Also, settlement and trade could not be done while Zhoushan was still occupied, he stressed.
The Emperor received reports from Qishan and replied from Beijing that the British were not being reasonable. “After prolonged negotiation has made them wary and exhausted, we can suddenly attack and thereby subdue them”, he wrote to Qishan.
So, the Emperor was no longer willing to soothe. He preferred to exterminate the British.
What is interesting, considering the final result, is how willing Elliott was to compromise.
He dropped almost all of Lord Palmerston’s demands.
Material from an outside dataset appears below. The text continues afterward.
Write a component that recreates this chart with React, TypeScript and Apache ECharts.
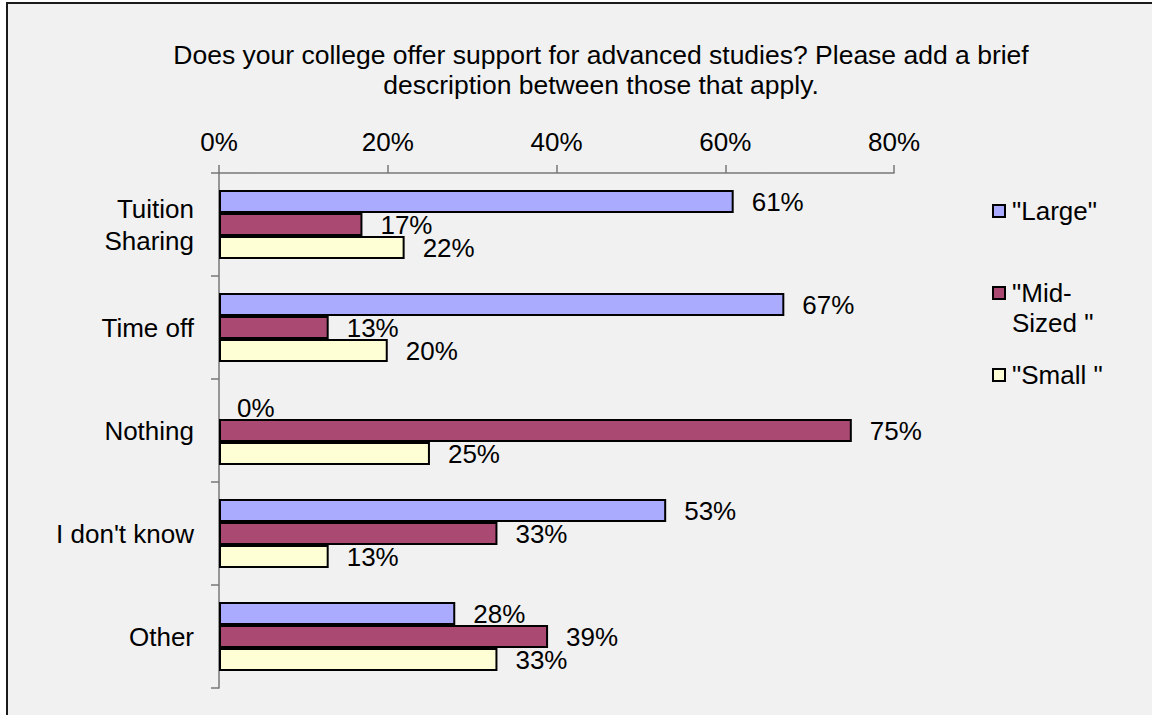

Elliott did not think it was good for long-term relations to push on all topics.
He did not think it necessary to have 5 ports opened or to have consular representation or extra-territorial jurisdiction over British in China. He thought that getting permission to trade at one or two other ports was a quiet improvement, much preferred to war. He wanted, if possible, to “have avoided the protraction of hostilities, with its certain consequences of deep hatred.”
But Elliott’s patience was not eternal. On Boxing Day, December 26th, after his troops had eaten roast beef and plum pudding, he threatened to resume hostilities at noon on December 28th if new trading posts had not been agreed to by then.
That did not happen and actually on January 7th 1841, about 10 days after the deadline, he started to move up the Pearl River towards Guangzhou.
The river there has many channels. It was considered heavily fortified by the Qing. It had a series of forts on both sides of the approaches.
The defences were the strategy of Guan Tianpei, a Qing admiral. He was Commander in Chief of China’s naval forces. In 1834, following the Napier incidents, the Emperor had assigned him responsibility for improving the defences by Guangzhou. He had built up a network of granite forts. He complemented them with rows of chained together wooden rafts blocking passage.
The forts were numerous, but with the same drawbacks. As already mentioned, they had no roofs to protect the soldiers. The cannons were antiquated and could not rotate. His soldiers had poor quality gunpowder.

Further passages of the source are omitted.